Assistant Professor I. Glenn Cohen ’03, co-director of the Petrie-Flom Center for Health Law Policy, Biotechnology and Bioethics, recently appeared on the PBS television show “Inside E-Street” to discuss his recent work on medical tourism. “Inside E-Street” interviewed Cohen as part of its “Priced Out of America” episode on the effects of rising health care costs, which aired the week of April 15th. Cohen discussed why Americans—both those with and without insurance—are going abroad for medical care.
Cohen’s article “Protecting Patients with Passports: Medical Tourism and the Patient Protective-Argument” (forthcoming in the Iowa Law Review) looks at what is driving residents of one nation to travel to another for health care. Some patients go in search of services or medications that are unavailable in their home country, he found. For others, the draw is the lower price of medical services. This is the case for individuals without health insurance and for others who are offered an incentive by their insurer to take advantage of cheaper health care abroad.

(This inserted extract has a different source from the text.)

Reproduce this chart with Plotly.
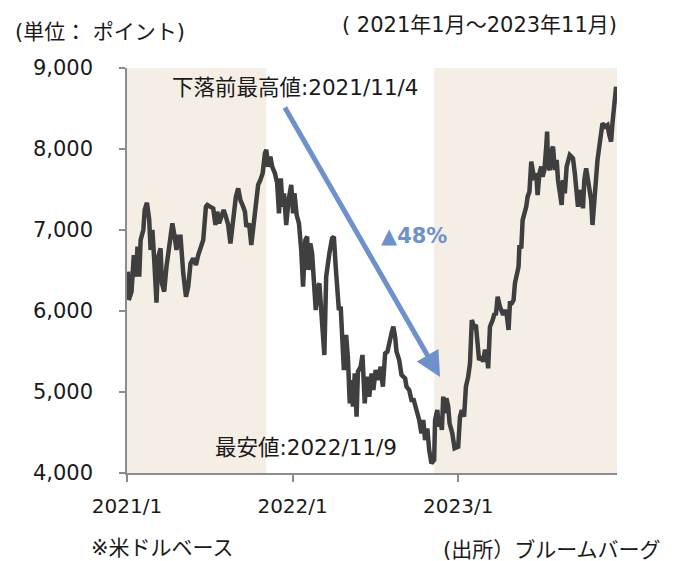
import plotly.graph_objects as go

# ---- data ----
dates = [
    "2021-01-03","2021-01-05","2021-01-11","2021-01-16","2021-01-21","2021-01-24","2021-01-28","2021-01-31",
    "2021-02-06","2021-02-09","2021-02-14","2021-02-19","2021-02-22","2021-02-26","2021-03-02","2021-03-07",
    "2021-03-11","2021-03-16","2021-03-19","2021-03-24","2021-03-29","2021-04-05","2021-04-11","2021-04-16",
    "2021-04-20","2021-04-24","2021-04-29","2021-05-05","2021-05-11","2021-05-16","2021-05-21","2021-05-27",
    "2021-06-02","2021-06-07","2021-06-12","2021-06-18","2021-06-24","2021-06-27","2021-07-03","2021-07-10",
    "2021-07-15","2021-07-19","2021-07-23","2021-07-28","2021-08-02","2021-08-07","2021-08-12","2021-08-17",
    "2021-08-23","2021-08-29","2021-09-03","2021-09-08","2021-09-14","2021-09-18","2021-09-21","2021-09-27",
    "2021-10-02","2021-10-08","2021-10-13","2021-10-17","2021-10-22","2021-10-27","2021-11-01","2021-11-04",
    "2021-11-08","2021-11-13","2021-11-17","2021-11-23","2021-11-28","2021-12-02","2021-12-06","2021-12-10",
    "2021-12-13","2021-12-18","2021-12-23","2021-12-29","2022-01-02","2022-01-05","2022-01-10","2022-01-15",
    "2022-01-20","2022-01-24","2022-01-29","2022-02-02","2022-02-05","2022-02-09","2022-02-13","2022-02-16",
    "2022-02-21","2022-02-26","2022-03-01","2022-03-06","2022-03-12","2022-03-16","2022-03-19","2022-03-23",
    "2022-03-29","2022-04-02","2022-04-06","2022-04-10","2022-04-13","2022-04-17","2022-04-21","2022-04-24",
    "2022-04-29","2022-05-03","2022-05-07","2022-05-10","2022-05-14","2022-05-18","2022-05-22","2022-05-25",
    "2022-05-31","2022-06-04","2022-06-09","2022-06-13","2022-06-19","2022-06-24","2022-06-28","2022-07-03",
    "2022-07-09","2022-07-14","2022-07-19","2022-07-24","2022-07-29","2022-08-02","2022-08-07","2022-08-11",
    "2022-08-15","2022-08-18","2022-08-24","2022-08-29","2022-09-06","2022-09-09","2022-09-15","2022-09-20",
    "2022-09-25","2022-10-01","2022-10-07","2022-10-12","2022-10-16","2022-10-20","2022-10-25","2022-10-29",
    "2022-11-03","2022-11-09","2022-11-11","2022-11-16","2022-11-19","2022-11-22","2022-11-26","2022-11-29",
    "2022-12-03","2022-12-06","2022-12-10","2022-12-13","2022-12-19","2022-12-24","2023-01-01","2023-01-05",
    "2023-01-09","2023-01-14","2023-01-18","2023-01-23","2023-01-27","2023-01-31","2023-02-05","2023-02-09",
    "2023-02-13","2023-02-16","2023-02-21","2023-02-25","2023-03-01","2023-03-05","2023-03-08","2023-03-12",
    "2023-03-18","2023-03-22","2023-03-25","2023-03-29","2023-04-03","2023-04-06","2023-04-10","2023-04-14",
    "2023-04-18","2023-04-22","2023-04-25","2023-04-29","2023-05-03","2023-05-06","2023-05-10","2023-05-14",
    "2023-05-16","2023-05-20","2023-05-23","2023-05-27","2023-05-31","2023-06-03","2023-06-07","2023-06-11",
    "2023-06-14","2023-06-18","2023-06-22","2023-06-25","2023-06-29","2023-07-03","2023-07-06","2023-07-10",
    "2023-07-14","2023-07-16","2023-07-18","2023-07-22","2023-07-26","2023-07-29","2023-08-02","2023-08-06",
    "2023-08-09","2023-08-13","2023-08-17","2023-08-20","2023-08-24","2023-08-28","2023-08-31","2023-09-04",
    "2023-09-08","2023-09-11","2023-09-15","2023-09-18","2023-09-22","2023-09-25","2023-09-29","2023-10-03",
    "2023-10-06","2023-10-10","2023-10-14","2023-10-17","2023-10-21","2023-10-24","2023-10-28","2023-10-31",
    "2023-11-04","2023-11-07","2023-11-12","2023-11-15","2023-11-21","2023-11-26","2023-11-30","2023-12-04",
    "2023-12-07","2023-12-11","2023-12-15",
]
values = [
    6486,6136,6239,6691,6424,6794,6424,6876,
    7000,7247,7337,7123,6753,7000,6630,6103,
    6671,6774,6342,6239,6547,6876,7082,6918,
    6753,6918,6918,6465,6177,6300,6588,6650,
    6568,6691,6794,6876,7288,7309,7288,7267,
    7062,7226,7082,7185,7247,7165,7062,6835,
    7165,7411,7514,7370,7288,7226,7041,7082,
    6815,7123,7288,7556,7617,7700,7947,7990,
    7782,7905,7782,7700,7576,7206,7638,7288,
    7453,7062,7370,7556,7206,7453,7185,7082,
    6753,6300,6876,6918,6506,6835,6712,6465,
    6012,6300,6342,5930,5457,6424,6609,6712,
    6897,6918,6547,6218,6012,6053,5477,5271,
    5704,5416,4860,5148,4819,5230,4696,5251,
    5313,5457,4860,5189,4942,5230,5025,5272,
    5148,5313,5066,5477,5498,5622,5724,5807,
    5683,5498,5395,5210,5169,5066,5025,4901,
    4901,4778,4654,4490,4654,4407,4551,4284,
    4119,4160,4654,4778,4572,4695,4531,4942,
    4737,4922,4819,4613,4490,4305,4325,4695,
    4778,4695,5066,5189,5354,5889,5807,5827,
    5560,5395,5436,5374,5519,5477,5292,5807,
    5889,5971,5951,6177,6053,6012,5951,6012,
    5951,5766,6095,6095,6136,6342,6424,6547,
    6815,6774,7123,7185,7288,7412,7473,7844,
    7720,7617,7700,7432,7700,7782,7658,7741,
    8029,8214,7782,7741,7988,8029,7741,7864,
    7617,7494,7309,7617,7453,7782,7864,7926,
    7905,7885,7700,7453,7288,7370,7494,7268,
    7617,7761,7617,7453,7370,7062,7391,7617,
    7864,7988,8193,8317,8276,8296,8173,8091,
    8317,8564,8770,
]
peak_date = "2021-11-04"
low_date = "2022-11-09"
x_start = "2021-01-01"
x_end = "2023-12-17"
x_tick_vals = ["2021-01-01", "2022-01-01", "2023-01-01"]
x_tick_text = ["2021/1", "2022/1", "2023/1"]
y_tick_vals = [4000, 5000, 6000, 7000, 8000, 9000]
y_tick_text = ["4,000", "5,000", "6,000", "7,000", "8,000", "9,000"]
drop_text = "▲48%"
peak_text = "下落前最高値:2021/11/4"
low_text = "最安値:2022/11/9"

FONT = "DejaVu Sans, Noto Sans CJK JP, sans-serif"
TXT = "#1a1a1a"
BLUE = "#6E91CC"
SHADE = "#F4EEE5"
AXC = "#8C8C8C"

fig = go.Figure()
fig.add_trace(go.Scatter(
    x=dates, y=values, mode="lines",
    line=dict(color="#3F3F3F", width=4.5),
    hoverinfo="skip", showlegend=False,
))

# shaded periods
fig.add_shape(type="rect", xref="x", yref="y", x0=x_start, x1=peak_date,
              y0=4000, y1=9000, fillcolor=SHADE, line=dict(width=0), layer="below")
fig.add_shape(type="rect", xref="x", yref="y", x0=low_date, x1=x_end,
              y0=4000, y1=9000, fillcolor=SHADE, line=dict(width=0), layer="below")

# arrow
fig.add_annotation(x="2022-11-22", y=5185, ax="2021-12-13", ay=8531,
                   xref="x", yref="y", axref="x", ayref="y", text="",
                   showarrow=True, arrowhead=2, arrowsize=1.0, arrowwidth=5,
                   arrowcolor=BLUE)

fig.add_annotation(x="2022-01-06", y=8765, xref="x", yref="y", text=peak_text,
                   xanchor="center", yanchor="middle", showarrow=False,
                   font=dict(family=FONT, size=21.5, color=TXT))
fig.add_annotation(x="2022-01-30", y=4309, xref="x", yref="y", text=low_text,
                   xanchor="center", yanchor="middle", showarrow=False,
                   font=dict(family=FONT, size=21.5, color=TXT))
fig.add_annotation(x="2022-09-26", y=6926, xref="x", yref="y", text="<b>" + drop_text + "</b>",
                   xanchor="center", yanchor="middle", showarrow=False,
                   font=dict(family=FONT, size=21, color=BLUE))

# outer texts
fig.add_annotation(x=-0.2327, y=1.0889, xref="paper", yref="paper",
                   xanchor="left", yanchor="middle",
                   text="(単位： ポイント)", showarrow=False,
                   font=dict(family=FONT, size=21, color=TXT))
fig.add_annotation(x=0.4347, y=1.1062, xref="paper", yref="paper",
                   xanchor="left", yanchor="middle",
                   text="( 2021年1月～2023年11月)", showarrow=False,
                   font=dict(family=FONT, size=21, color=TXT))
fig.add_annotation(x=-0.0776, y=-0.1852, xref="paper", yref="paper",
                   xanchor="left", yanchor="middle",
                   text="※米ドルベース", showarrow=False,
                   font=dict(family=FONT, size=21, color=TXT))
fig.add_annotation(x=1.0939, y=-0.1901, xref="paper", yref="paper",
                   xanchor="right", yanchor="middle",
                   text="(出所）ブルームバーグ", showarrow=False,
                   font=dict(family=FONT, size=21, color=TXT))

# page body has an 8px margin, so the figure is 8px smaller than the window
fig.update_layout(
    width=667, height=553,
    margin=dict(l=119, r=58, t=60, b=88),
    paper_bgcolor="white", plot_bgcolor="white",
    font=dict(family=FONT, size=20, color=TXT),
    showlegend=False,
)
fig.update_xaxes(
    type="date", range=[x_start, x_end],
    tickvals=x_tick_vals, ticktext=x_tick_text,
    showgrid=False, zeroline=False,
    showline=True, linecolor=AXC, linewidth=1.5,
    ticks="outside", ticklen=7, tickcolor=AXC, tickwidth=1.5,
    ticklabelstandoff=7,
    tickfont=dict(family=FONT, size=20, color=TXT),
)
fig.update_yaxes(
    range=[4000, 9000],
    tickvals=y_tick_vals, ticktext=y_tick_text,
    showgrid=False, zeroline=False,
    showline=True, linecolor=AXC, linewidth=1.5,
    ticks="outside", ticklen=6, tickcolor=AXC, tickwidth=1.5,
    ticklabelstandoff=22,
    tickfont=dict(family=FONT, size=21, color=TXT),
)

fig.write_html("out.html")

In his article, Cohen raises questions about the “darker side of the industry,” including how such tourism affects the ability of the poor in the destination country to access health care, and what effect the existence of cheaper treatment abroad has on the health care markets in the U.S. He also brings up concerns about the welfare of American medical tourists. The fear, he writes, is that they will sometimes receive poorer quality care than they would in the U.S. and have less access to legal recourse should medical injury result. Much of the article tackles the appropriate regulatory response to these risks. Rather than arguing for an outright ban on medical tourism, Cohen makes the case for more complex regulatory intervention.
Cohen’s primary research interests are in bioethics and health law. He was one of the inaugural fellows at the Petrie-Flom Center, and was appointed co-director of the center in the fall of 2009.